The study introduces a large‑scale grasp database and aims to evaluate grasp stability metrics through crowdsourced human judgments and to demonstrate that deep learning can better predict grasp success than logistic regression. Grasps are generated in simulation, annotated with multiple stability metrics, represented by a compact local shape descriptor, and used to train a deep learning model for success prediction. Physics‑simulation‑based metrics outperform the υ‑metric as predictors of grasp success, human labels are unnecessary, and a deep learning model trained on these metrics achieves higher prediction accuracy than logistic regression.

Abstract

We propose a new large-scale database containing grasps that are applied to a large set of objects from numerous categories. These grasps are generated in simulation and are annotated with different grasp stability metrics. We use a descriptive and efficient representation of the local object shape at which each grasp is applied. Given this data, we present a two-fold analysis: (i) We use crowdsourcing to analyze the correlation of the metrics with grasp success as predicted by humans.
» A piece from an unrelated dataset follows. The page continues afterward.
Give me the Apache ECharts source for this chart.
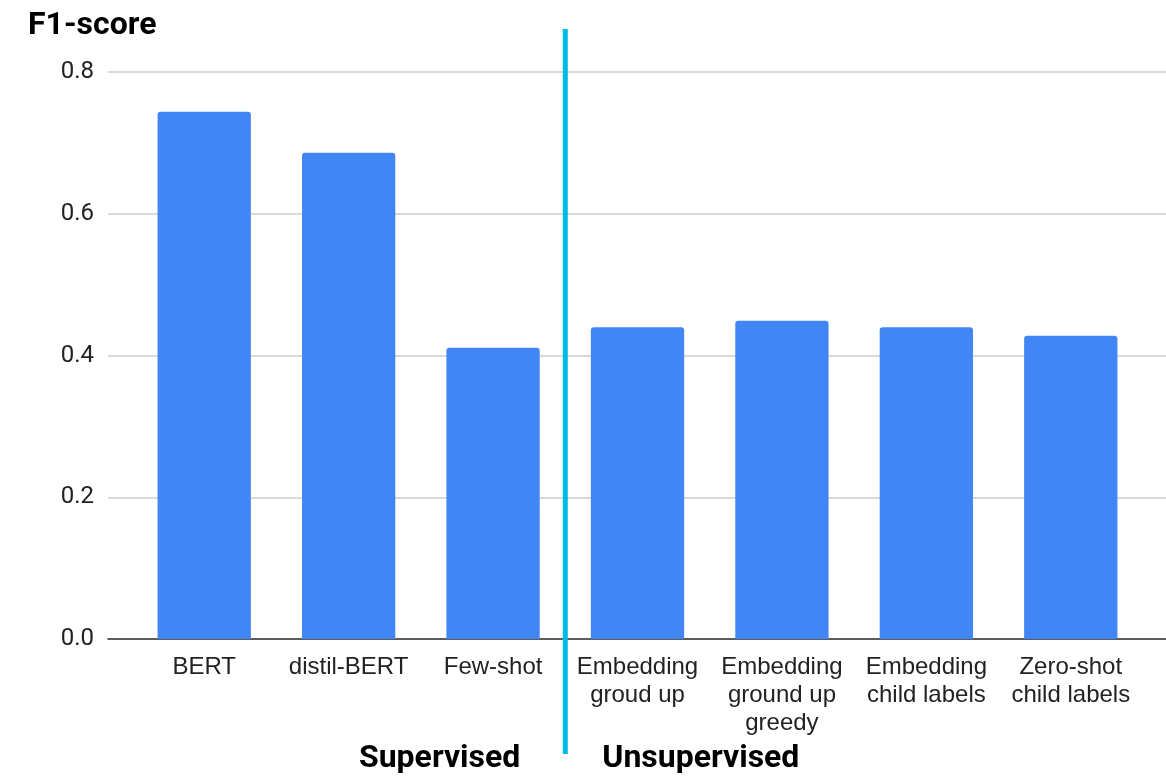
<!DOCTYPE html>
<html>
<head>
<meta charset="utf-8">
<title>F1-score by method</title>
<script src="https://cdn.jsdelivr.net/npm/echarts@6/dist/echarts.min.js"></script>
<style>
  html, body { margin: 0; padding: 0; background: #ffffff; }
  #chart { width: 1166px; height: 776px; }
</style>
</head>
<body>
<div id="chart"></div>
<script>
// Methods compared, in display order
const categories = [
  'BERT',
  'distil-BERT',
  'Few-shot',
  'Embedding\ngroud up',
  'Embedding\nground up\ngreedy',
  'Embedding\nchild labels',
  'Zero-shot\nchild labels'
];
// F1-score of each method
const f1Scores = [0.744, 0.686, 0.411, 0.440, 0.449, 0.440, 0.428];
// Value-axis ticks
const yTicks = [0.0, 0.2, 0.4, 0.6, 0.8];
// Group captions under the axis: label and how many methods belong to it
const groupNames = ['Supervised', 'Unsupervised'];
const groupSizes = [3, 4];

const yMin = yTicks[0];
const yMax = yTicks[yTicks.length - 1];
const yStep = yTicks[1] - yTicks[0];

const chart = echarts.init(document.getElementById('chart'), null, { renderer: 'canvas' });

const option = {
  backgroundColor: '#ffffff',
  animation: false,
  title: {
    text: 'F1-score',
    left: 23,
    top: 5,
    textStyle: { fontFamily: 'Roboto', fontWeight: 'bold', fontSize: 32, color: '#000000' }
  },
  grid: [
    // background grid: gridlines and baseline across the full width
    { left: 108, right: 0, top: 72, bottom: 137 },
    // bars
    { left: 132, right: 23, top: 72, bottom: 137 }
  ],
  xAxis: [
    {
      type: 'category', gridIndex: 0, data: [''],
      axisLine: { show: true, lineStyle: { color: '#333333', width: 1.5 } },
      axisTick: { show: false }, axisLabel: { show: false }, splitLine: { show: false }
    },
    {
      type: 'category', gridIndex: 1, data: categories,
      axisLine: { show: false }, axisTick: { show: false },
      axisLabel: {
        interval: 0, margin: 14,
        fontFamily: 'Liberation Sans', fontSize: 24, lineHeight: 28, color: '#222222'
      }
    }
  ],
  yAxis: [
    {
      type: 'value', gridIndex: 0, min: yMin, max: yMax, interval: yStep,
      axisLine: { show: false }, axisTick: { show: false },
      axisLabel: {
        margin: 14, fontFamily: 'Roboto', fontSize: 24, color: '#222222',
        formatter: v => v.toFixed(1)
      },
      splitLine: { lineStyle: { color: '#cccccc', width: 1.5 } }
    },
    {
      type: 'value', gridIndex: 1, min: yMin, max: yMax, interval: yStep,
      show: false, splitLine: { show: false }
    }
  ],
  series: [
    {
      type: 'bar', xAxisIndex: 1, yAxisIndex: 1,
      data: f1Scores,
      barCategoryGap: '35.4%',
      itemStyle: { color: '#4285f4', borderRadius: [3, 3, 0, 0] },
      z: 3
    }
  ]
};

chart.setOption(option);

// Divider between the groups sits on the boundary between their categories;
// each group caption hugs the divider on its own side.
const px = i => chart.convertToPixel({ xAxisIndex: 1 }, categories[i]);
const divX = (px(groupSizes[0] - 1) + px(groupSizes[0])) / 2;
const captionStyle = {
  fontFamily: 'Roboto', fontWeight: 'bold', fontSize: 32, fill: '#000000',
  textVerticalAlign: 'middle'
};
chart.setOption({
  graphic: [
    {
      type: 'line',
      shape: { x1: divX, y1: 29, x2: divX, y2: 754 },
      style: { stroke: '#00bce4', lineWidth: 5 },
      z: 10
    },
    {
      type: 'text', x: divX - 45, y: 759,
      style: Object.assign({ text: groupNames[0], textAlign: 'right' }, captionStyle),
      z: 10
    },
    {
      type: 'text', x: divX + 37, y: 759,
      style: Object.assign({ text: groupNames[1], textAlign: 'left' }, captionStyle),
      z: 10
    }
  ]
});
</script>
</body>
</html>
The results show that the metric based on physics simulation is a more consistent predictor for grasp success than the standard υ-metric. The results also support the hypothesis that human labels are not required for good ground truth grasp data. Instead the physics-metric can be used to generate datasets in simulation that may then be used to bootstrap learning in the real world. (ii) We apply a deep learning method and show that it can better leverage the large-scale database for prediction of grasp success compared to logistic regression. Furthermore, the results suggest that labels based on the physics-metric are less noisy than those from the υ-metric and therefore lead to a better classification performance.